#### [AIM]
Below are entries. Pull out all lines containing "this".

#### [THE DATA]

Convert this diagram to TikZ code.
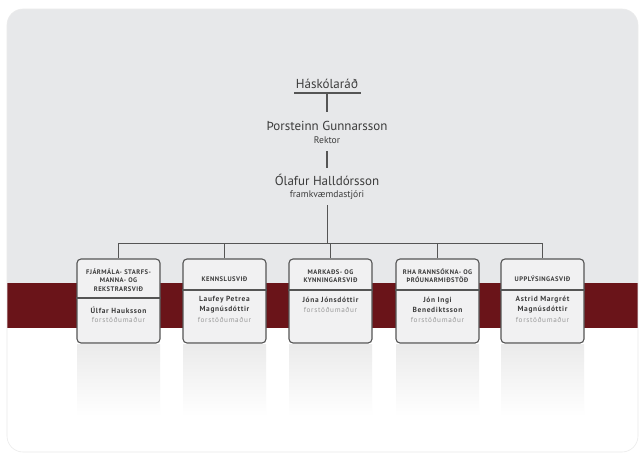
\documentclass[tikz,border=0pt]{standalone}
\usepackage{fontspec}
\setmainfont{PT Sans}
\definecolor{bgtop}{HTML}{E7E8EA}
\definecolor{band}{HTML}{6A1419}
\definecolor{ink}{HTML}{3C3C3C}
\definecolor{soft}{HTML}{999999}
\definecolor{boxfill}{HTML}{F1F1F2}
\definecolor{edge}{HTML}{555555}
\tikzset{
  conn/.style={draw=edge, line width=0.9pt},
  unit/.style={draw=edge, line width=1.1pt, fill=boxfill, rounded corners=4pt, minimum width=83pt, minimum height=84pt, inner sep=0pt},
  head/.style={font=\fontsize{6.6}{8.2}\selectfont\bfseries\addfontfeature{LetterSpace=7}, text=ink, align=center, inner sep=0pt},
  who/.style={font=\fontsize{7.4}{10}\selectfont\bfseries\addfontfeature{LetterSpace=9}, text=ink, align=center, inner sep=0pt},
  role/.style={font=\fontsize{7.2}{10}\selectfont\addfontfeature{LetterSpace=9}, text=soft, inner sep=0pt},
  big/.style={font=\fontsize{13}{15}\selectfont, text=ink, inner sep=0pt},
  small/.style={font=\fontsize{9.6}{11}\selectfont, text=ink, inner sep=0pt},
  refl/.style={top color=black!8, bottom color=white, draw=none}
}
\begin{document}
\begin{tikzpicture}[x=1pt,y=-1pt]
\useasboundingbox (0,0) rectangle (639,455);
\fill[white] (0,0) rectangle (639,455);
% background panel
\begin{scope}
\clip[rounded corners=16pt] (7,9) rectangle (638,452);
\fill[bgtop] (7,9) rectangle (638,283);
\fill[band] (7,283) rectangle (638,328);
\fill[white] (7,328) rectangle (638,452);
\end{scope}
\draw[black!8, line width=0.6pt, rounded corners=16pt] (7,9) rectangle (638,452);
% reflections
\foreach \xa in {77,183,289,396,501}{
  \shade[refl] (\xa,344) rectangle (\xa+83,416);
}
% top titles
\node[big] (hr) at (327,84) {Háskólaráð};
\coordinate (ulA) at (294,93);
\coordinate (ulB) at (361,93);
\draw[edge, line width=1.3pt] (ulA) -- (ulB);
\coordinate (ulM) at (327,93);
\node[big] (th) at (327,126) {Þorsteinn Gunnarsson};
\node[small] (rk) at (327,140) {Rektor};
\node[big] (ol) at (327,180) {Ólafur Halldórsson};
\node[small] (fk) at (327,195) {framkvæmdastjóri};
\coordinate (v1) at (327,112);
\coordinate (v2a) at (327,151);
\coordinate (v2b) at (327,168);
\coordinate (v3) at (327,205);
\draw[conn, line width=1.2pt] (ulM) -- (v1);
\draw[conn, line width=1.2pt] (v2a) -- (v2b);
\coordinate (bus) at (327,243);
\draw[conn] (v3) -- (bus);
% boxes
\node[unit] (b1) at (118.5,301) {};
\node[unit] (b2) at (224.5,301) {};
\node[unit] (b3) at (330.5,301) {};
\node[unit] (b4) at (437.5,301) {};
\node[unit] (b5) at (542.5,301) {};
\coordinate (busL) at (b1.north |- bus);
\coordinate (busR) at (b5.north |- bus);
\draw[conn] (busL) -- (busR);
\foreach \b in {b1,b2,b3,b4,b5}{
  \draw[conn] (\b.north |- bus) -- (\b.north);
}
% dividers
\draw[edge, line width=1.1pt] (b1.west |- 0,298) -- (b1.east |- 0,298);
\foreach \b in {b2,b3,b4,b5}{
  \draw[edge, line width=1.1pt] (\b.west |- 0,290) -- (\b.east |- 0,290);
}
% box texts
\node[head] (h1) at (118.5,280) {FJÁRMÁLA- STARFS-\\MANNA- OG\\REKSTRARSVIÐ};
\node[who] (n1) at (118.5,310) {Úlfar Hauksson};
\node[role] (r1) at (118.5,320) {forstöðumaður};

\node[head] (h2) at (224.5,279) {KENNSLUSVIÐ};
\node[who] (n2) at (224.5,305) {Laufey Petrea\\Magnúsdóttir};
\node[role] (r2) at (224.5,320) {forstöðumaður};

\node[head] (h3) at (330.5,276) {MARKAÐS- OG\\KYNNINGARSVIÐ};
\node[who] (n3) at (330.5,300) {Jóna Jónsdóttir};
\node[role] (r3) at (330.5,310) {forstöðumaður};

\node[head] (h4) at (437.5,276) {RHA RANNSÓKNA- OG\\ÞRÓUNARMIÐSTÖÐ};
\node[who] (n4) at (437.5,305) {Jón Ingi\\Benediktsson};
\node[role] (r4) at (437.5,320) {forstöðumaður};

\node[head] (h5) at (542.5,279) {UPPLÝSINGASVIÐ};
\node[who] (n5) at (542.5,305) {Astrid Margrét\\Magnúsdóttir};
\node[role] (r5) at (542.5,320) {forstöðumaður};
\end{tikzpicture}
\end{document}
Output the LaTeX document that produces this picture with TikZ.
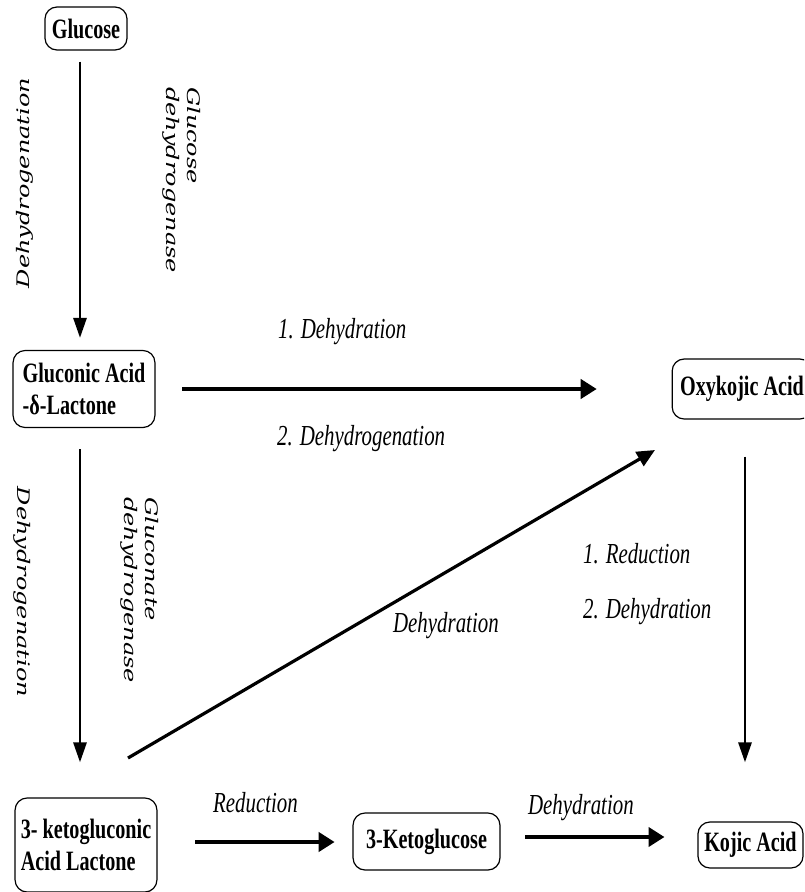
\documentclass[tikz,border=0pt]{standalone}
\usepackage{fontspec}
\newfontfamily\tnr{Liberation Serif}
\newfontfamily\dvs{DejaVu Serif}
\usetikzlibrary{arrows.meta}
\tikzset{
  chem/.style={draw, line width=1.2pt, rounded corners=12pt, inner sep=0pt, align=left,
    font=\tnr\bfseries\fontsize{28}{32.5}\selectfont},
  rxn/.style={inner sep=0pt, anchor=base west, font=\tnr\itshape\fontsize{29}{32}\selectfont},
  enz/.style={inner sep=0pt, align=left, font=\dvs\itshape\fontsize{24}{30}\selectfont},
  varrow/.style={line width=2.8pt, -{Triangle[length=20pt,width=13pt]}},
  harrow/.style={line width=4pt, -{Triangle[length=16pt,width=19pt]}},
  darrow/.style={line width=3.2pt, -{Triangle[length=18pt,width=16pt]}}
}
\begin{document}
\begin{tikzpicture}[x=1.38889pt, y=-1pt, xscale=0.72, transform shape]
\useasboundingbox (0,0) rectangle (804,892);
\clip (0,0) rectangle (804,892);

\node[chem, minimum width=114, minimum height=43] (glc) at (86,28.5) {Glucose};
\node[chem, minimum width=197, minimum height=77] (gla) at (84,389) {Gluconic Acid\\-δ-Lactone};
\node[chem, minimum width=194, minimum height=60] (oxy) at (742,389) {Oxykojic Acid};
\node[chem, minimum width=197, minimum height=94] (kgl) at (86,845) {3- ketogluconic\\Acid Lactone};
\node[chem, minimum width=204, minimum height=57] (kgc) at (426.5,841.5) {3-Ketoglucose};
\node[chem, minimum width=146, minimum height=46] (koj) at (750.5,845) {Kojic Acid};

\node[enz, rotate=90] (dhA) at (25,183) {Dehydrogenation};
\node[enz, rotate=-90, anchor=north west] (gdh) at (201,87) {Glucose\\dehydrogenase};
\node[enz, rotate=-90] (dhB) at (22,592) {Dehydrogenation};
\node[enz, rotate=-90, anchor=north west] (gcd) at (159,497) {Gluconate\\dehydrogenase};

\node[rxn] (r1) at (278,338) {1. Dehydration};
\node[rxn] (r2) at (277,445) {2. Dehydrogenation};
\node[rxn] (r3) at (393,632) {Dehydration};
\node[rxn] (r4) at (583,563) {1. Reduction};
\node[rxn] (r5) at (583,618) {2. Dehydration};
\node[rxn] (r6) at (213,812) {Reduction};
\node[rxn] (r7) at (528,814) {Dehydration};

\coordinate (gx) at (80,0);
\coordinate (kx) at (745,0);
\coordinate (ry) at (0,842);
\coordinate (dy) at (0,837);
\coordinate (ds) at (128,758);
\coordinate (de) at (655,450);

\draw[varrow, shorten <=11pt, shorten >=12pt] (glc.south -| gx) -- (gla.north -| gx);
\draw[varrow, shorten <=21pt, shorten >=35pt] (gla.south -| gx) -- (kgl.north -| gx);
\draw[varrow, shorten <=37pt, shorten >=59pt] (oxy.south -| kx) -- (koj.north -| kx);
\draw[harrow, shorten <=27pt, shorten >=75pt] (gla.east) -- (oxy.west);
\draw[harrow, shorten <=38pt, shorten >=18pt] (kgl.east |- ry) -- (kgc.west |- ry);
\draw[harrow, shorten <=25pt, shorten >=33pt] (kgc.east |- dy) -- (koj.west |- dy);
\draw[darrow] (ds) -- (de);
\end{tikzpicture}
\end{document}
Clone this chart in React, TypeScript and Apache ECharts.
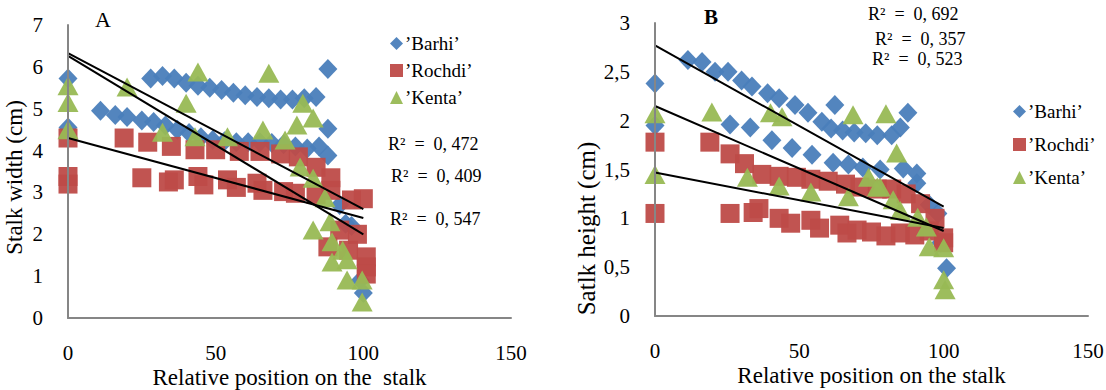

#### [RESPONSE]
Convert this diagram to TikZ code.
Output the LaTeX document that produces this picture with TikZ.
Clone this chart in React, TypeScript and Apache ECharts.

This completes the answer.